(147c) A Theoretical Investigation of the Methylation of Olefins by Surface Methyl Groups On Zeolites

Emerging research in the conversion of methanol to hydrocarbons (MTH) over zeolitic acids suggests that observed catalytic rates and selectivity in the indirect “hydrocarbon pool” mechanism are primarily a result of olefin and arene methylation reaction sequences. In this research, cluster-based and periodic density functional theory studies were used to examine the kinetics and mechanism of olefin methylation by surface methyl groups on CHA, FER, BEA, MOR and MFI zeolite frameworks.
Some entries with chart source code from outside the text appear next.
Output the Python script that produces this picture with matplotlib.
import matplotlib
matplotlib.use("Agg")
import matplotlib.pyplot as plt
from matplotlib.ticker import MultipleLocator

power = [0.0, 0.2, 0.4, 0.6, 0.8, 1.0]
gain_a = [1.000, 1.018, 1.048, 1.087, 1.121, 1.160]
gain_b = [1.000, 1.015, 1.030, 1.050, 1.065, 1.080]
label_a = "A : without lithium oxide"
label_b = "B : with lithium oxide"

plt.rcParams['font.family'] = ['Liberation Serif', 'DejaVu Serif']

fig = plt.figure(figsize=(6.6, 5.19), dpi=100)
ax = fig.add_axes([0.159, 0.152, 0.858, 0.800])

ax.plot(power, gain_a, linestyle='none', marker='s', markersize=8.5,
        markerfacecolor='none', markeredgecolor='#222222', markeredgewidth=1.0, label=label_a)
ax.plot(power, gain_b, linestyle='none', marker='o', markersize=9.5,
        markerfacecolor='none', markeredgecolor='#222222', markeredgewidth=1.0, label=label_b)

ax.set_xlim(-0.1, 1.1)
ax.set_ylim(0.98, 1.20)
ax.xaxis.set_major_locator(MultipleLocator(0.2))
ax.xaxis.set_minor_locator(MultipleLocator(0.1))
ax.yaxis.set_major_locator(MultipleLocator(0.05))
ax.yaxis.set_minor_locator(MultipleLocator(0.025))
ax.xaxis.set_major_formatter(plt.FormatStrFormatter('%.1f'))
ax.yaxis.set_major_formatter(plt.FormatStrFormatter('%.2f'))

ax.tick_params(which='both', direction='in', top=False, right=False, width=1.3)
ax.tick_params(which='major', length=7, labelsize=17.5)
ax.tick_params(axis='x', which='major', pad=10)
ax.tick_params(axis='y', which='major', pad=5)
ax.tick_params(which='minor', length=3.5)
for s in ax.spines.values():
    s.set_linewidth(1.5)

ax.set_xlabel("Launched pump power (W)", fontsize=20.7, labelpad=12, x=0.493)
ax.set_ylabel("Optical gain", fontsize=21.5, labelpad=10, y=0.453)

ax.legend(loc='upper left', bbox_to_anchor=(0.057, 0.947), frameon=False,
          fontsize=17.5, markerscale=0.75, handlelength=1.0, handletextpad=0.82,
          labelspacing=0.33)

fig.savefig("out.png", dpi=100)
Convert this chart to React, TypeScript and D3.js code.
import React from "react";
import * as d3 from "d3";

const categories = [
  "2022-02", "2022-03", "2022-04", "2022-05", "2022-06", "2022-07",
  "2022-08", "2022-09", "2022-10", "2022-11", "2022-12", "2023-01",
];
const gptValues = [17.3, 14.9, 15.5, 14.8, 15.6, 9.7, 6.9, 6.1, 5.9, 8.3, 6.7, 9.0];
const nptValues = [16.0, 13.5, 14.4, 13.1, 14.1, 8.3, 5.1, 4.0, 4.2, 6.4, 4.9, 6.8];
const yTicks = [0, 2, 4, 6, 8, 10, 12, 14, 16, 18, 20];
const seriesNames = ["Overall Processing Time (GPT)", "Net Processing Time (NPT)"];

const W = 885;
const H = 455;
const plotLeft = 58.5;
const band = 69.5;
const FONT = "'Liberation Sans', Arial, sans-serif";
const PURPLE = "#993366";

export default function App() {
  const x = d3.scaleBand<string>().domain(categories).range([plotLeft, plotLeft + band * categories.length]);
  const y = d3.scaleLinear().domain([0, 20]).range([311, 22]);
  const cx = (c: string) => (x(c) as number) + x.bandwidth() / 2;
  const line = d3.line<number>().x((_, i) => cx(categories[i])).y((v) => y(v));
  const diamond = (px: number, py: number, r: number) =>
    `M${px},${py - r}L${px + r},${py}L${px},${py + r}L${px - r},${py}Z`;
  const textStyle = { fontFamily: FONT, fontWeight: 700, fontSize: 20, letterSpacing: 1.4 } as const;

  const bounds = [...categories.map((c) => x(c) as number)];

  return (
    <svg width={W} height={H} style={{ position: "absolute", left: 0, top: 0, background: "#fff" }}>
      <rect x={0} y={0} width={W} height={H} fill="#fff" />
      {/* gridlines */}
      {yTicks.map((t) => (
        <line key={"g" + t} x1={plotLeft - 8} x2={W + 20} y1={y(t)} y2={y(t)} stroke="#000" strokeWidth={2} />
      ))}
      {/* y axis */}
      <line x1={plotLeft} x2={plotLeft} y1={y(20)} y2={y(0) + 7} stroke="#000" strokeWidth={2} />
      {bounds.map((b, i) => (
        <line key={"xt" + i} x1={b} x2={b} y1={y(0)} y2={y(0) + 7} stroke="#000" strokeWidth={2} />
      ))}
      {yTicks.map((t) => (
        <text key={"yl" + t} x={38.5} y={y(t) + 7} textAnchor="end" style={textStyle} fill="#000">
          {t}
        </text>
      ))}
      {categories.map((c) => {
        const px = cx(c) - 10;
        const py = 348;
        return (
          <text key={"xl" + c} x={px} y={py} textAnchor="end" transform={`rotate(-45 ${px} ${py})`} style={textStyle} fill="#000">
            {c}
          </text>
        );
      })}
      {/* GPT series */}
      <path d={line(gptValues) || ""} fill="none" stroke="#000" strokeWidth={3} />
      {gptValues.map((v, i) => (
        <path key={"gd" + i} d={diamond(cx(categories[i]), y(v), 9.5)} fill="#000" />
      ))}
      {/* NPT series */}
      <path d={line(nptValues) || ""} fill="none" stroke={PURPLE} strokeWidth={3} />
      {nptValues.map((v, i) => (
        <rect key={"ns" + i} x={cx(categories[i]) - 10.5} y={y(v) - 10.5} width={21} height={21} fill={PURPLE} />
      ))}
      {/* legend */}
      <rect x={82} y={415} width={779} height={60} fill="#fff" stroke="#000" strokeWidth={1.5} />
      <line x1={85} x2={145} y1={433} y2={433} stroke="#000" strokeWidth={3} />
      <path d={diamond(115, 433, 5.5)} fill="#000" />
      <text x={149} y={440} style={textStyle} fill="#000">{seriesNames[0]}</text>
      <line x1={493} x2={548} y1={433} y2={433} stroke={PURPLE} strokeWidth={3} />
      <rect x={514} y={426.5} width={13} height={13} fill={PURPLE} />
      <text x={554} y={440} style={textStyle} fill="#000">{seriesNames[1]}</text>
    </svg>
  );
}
The location of the Al atom was chosen such that the bridging O atom had access to the largest open volume of each framework. In each case, the transition state was found to consist of a nearly coplanar CH₃ species that was coordinated with both the original bridging O atom and the olefin suggesting that an sp² hybridized carbon species is involved in the transition state. Activation energies of 70, 86, and 98 kJ mol^-1 for ethylene methylation were found for FER, CHA, and BEA, respectively; in each case, lower than that reported for a mechanism involving the co-adsorption of methanol and ethylene (104 kJ mol^-1)(Svelle et al. JACS 2008, 131, 816-825). Observed trends in the activation energies and transition state geometries will be discussed with respect to the zeolite pore size and the local pore configurations.